Introduction
Expanding numeric labels to actual count of samples can contribute to accuracy improvement in some cases. binarize_label explode a record that keeps the count of positive/negative labeled samples into corresponding actual count of samples.
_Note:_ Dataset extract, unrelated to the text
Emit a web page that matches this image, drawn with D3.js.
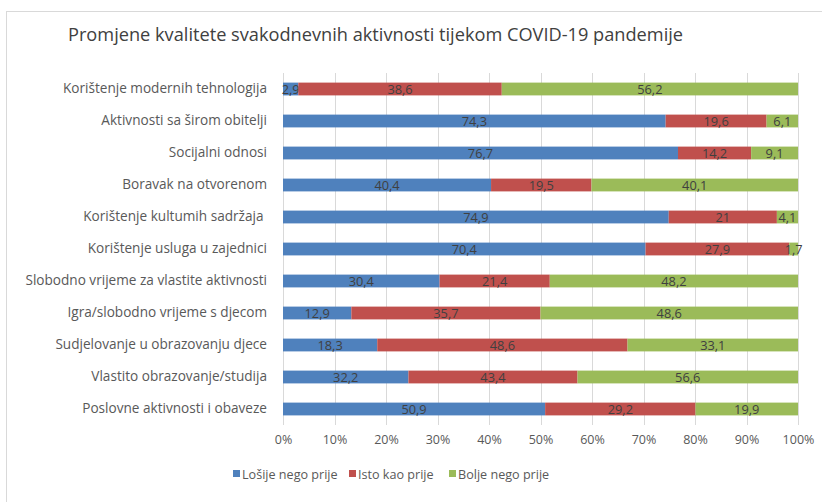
<!DOCTYPE html>
<html>
<head>
<meta charset="utf-8">
<script src="https://d3js.org/d3.v7.min.js"></script>
<style>
  body { margin: 0; background: #fff; }
  svg { font-family: "Open Sans", sans-serif; }
</style>
</head>
<body>
<svg id="chart" width="822" height="502"></svg>
<script>
// categories, top to bottom
var categories = [
  "Korištenje modernih tehnologija",
  "Aktivnosti sa širom obitelji",
  "Socijalni odnosi",
  "Boravak na otvorenom",
  "Korištenje kultumih sadržaja ",
  "Korištenje usluga u zajednici",
  "Slobodno vrijeme za vlastite aktivnosti",
  "Igra/slobodno vrijeme s djecom",
  "Sudjelovanje u obrazovanju djece",
  "Vlastito obrazovanje/studija",
  "Poslovne aktivnosti i obaveze"
];
var losije = [2.9, 74.3, 76.7, 40.4, 74.9, 70.4, 30.4, 12.9, 18.3, 32.2, 50.9];
var isto   = [38.6, 19.6, 14.2, 19.5, 21, 27.9, 21.4, 35.7, 48.6, 43.4, 29.2];
var bolje  = [56.2, 6.1, 9.1, 40.1, 4.1, 1.7, 48.2, 48.6, 33.1, 56.6, 19.9];
var seriesNames = ["Lošije nego prije", "Isto kao prije", "Bolje nego prije"];
var xTicks = [0, 0.1, 0.2, 0.3, 0.4, 0.5, 0.6, 0.7, 0.8, 0.9, 1];
var title = "Promjene kvalitete svakodnevnih aktivnosti tijekom COVID-19 pandemije";

var colors = ["#4f81bd", "#c0504d", "#9bbb59"];

var svg = d3.select("#chart");

// chart frame
svg.append("rect")
  .attr("x", 6.5).attr("y", 11.5)
  .attr("width", 830).attr("height", 500)
  .attr("fill", "#fff")
  .attr("stroke", "#d9d9d9");

svg.append("text")
  .attr("x", 68).attr("y", 41)
  .attr("font-size", 18.2)
  .attr("fill", "#404040")
  .text(title);

var margin = {left: 283, right: 24, top: 73, bottom: 77};
var W = 822 - margin.left - margin.right;
var H = 502 - margin.top - margin.bottom;

var g = svg.append("g").attr("transform", "translate(" + margin.left + "," + margin.top + ")");

// build stacked rows (100% stacked)
var rows = categories.map(function(c, i) {
  return {cat: c, vals: [losije[i], isto[i], bolje[i]]};
});

var x = d3.scaleLinear().domain([0, 1]).range([0, W]);
var y = d3.scaleBand().domain(categories).range([0, H]).paddingInner(0.6).paddingOuter(0.3);

// gridlines
g.append("g")
  .selectAll("line").data(xTicks).enter().append("line")
  .attr("x1", function(d) { return Math.round(x(d)) + 0.5; })
  .attr("x2", function(d) { return Math.round(x(d)) + 0.5; })
  .attr("y1", 0).attr("y2", H)
  .attr("stroke", "#d9d9d9");

// x axis labels
var xAxis = g.append("g")
  .attr("transform", "translate(0," + H + ")")
  .call(d3.axisBottom(x).tickValues(xTicks).tickFormat(d3.format(".0%")).tickSize(0).tickPadding(10));
xAxis.select(".domain").remove();
xAxis.selectAll("text").attr("font-size", 12.5).attr("fill", "#595959").attr("font-family", "Open Sans");

// y axis labels
var yAxis = g.append("g")
  .call(d3.axisLeft(y).tickSize(0).tickPadding(16));
yAxis.select(".domain").remove();
yAxis.selectAll("text").attr("font-size", 13.6).attr("fill", "#595959").attr("font-family", "Open Sans")
  .style("white-space", "pre");

// segments
rows.forEach(function(r) {
  var total = d3.sum(r.vals);
  var acc = 0;
  r.vals.forEach(function(v, k) {
    var x0 = acc / total, x1 = (acc + v) / total;
    acc += v;
    g.append("rect")
      .attr("x", x(x0)).attr("width", x(x1) - x(x0))
      .attr("y", y(r.cat)).attr("height", y.bandwidth())
      .attr("fill", colors[k]);
    g.append("text")
      .attr("x", (x(x0) + x(x1)) / 2)
      .attr("y", y(r.cat) + y.bandwidth() / 2)
      .attr("dy", "0.36em")
      .attr("text-anchor", "middle")
      .attr("font-size", 12.8)
      .attr("fill", "#404040")
      .text(String(v).replace(".", ","));
  });
});

// legend
var legX = [233, 349, 449];
var leg = svg.append("g").attr("transform", "translate(0,474)");
seriesNames.forEach(function(n, k) {
  leg.append("rect").attr("x", legX[k]).attr("y", -4).attr("width", 7).attr("height", 7).attr("fill", colors[k]);
  leg.append("text").attr("x", legX[k] + 9).attr("y", 0).attr("dy", "0.36em")
    .attr("font-size", 12.6).attr("fill", "#595959").text(n);
});
</script>
</body>
</html>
For example,
| positive | negative | features |
|---|---|---|
| 2 | 3 | "[a:1, b:2]" |
is converted into
| features | label |
|---|---|
| "[a:1, b:2]" | 0 |
| "[a:1, b:2]" | 0 |
| "[a:1, b:2]" | 1 |
| "[a:1, b:2]" | 1 |
| "[a:1, b:2]" | 1 |
Function signature
binarize_label(int/long positive, int/long negative, ANY arg1, ANY arg2, ..., ANY argN)
returns (ANY arg1, ANY arg2, ..., ANY argN, int label) where label is 0 or 1.
Usage
WITH input as (
select 2 as positive, 3 as negative, array('a:1','b:2') as features
UNION ALL
select 2 as positive, 1 as negative, array('c:3','d:4') as features
)
SELECT
binarize_label(positive, negative, features)
from
input;
| features | label |
|---|---|
| ["a:1","b:2"] | 1 |
| ["a:1","b:2"] | 1 |
| ["a:1","b:2"] | 0 |
| ["a:1","b:2"] | 0 |
| ["a:1","b:2"] | 0 |
| ["c:3","d:4"] | 1 |
| ["c:3","d:4"] | 1 |
| ["c:3","d:4"] | 0 |
Caution
Don't forget to shuffle converted training instances in a random order, e.g., by CLUSTER BY rand().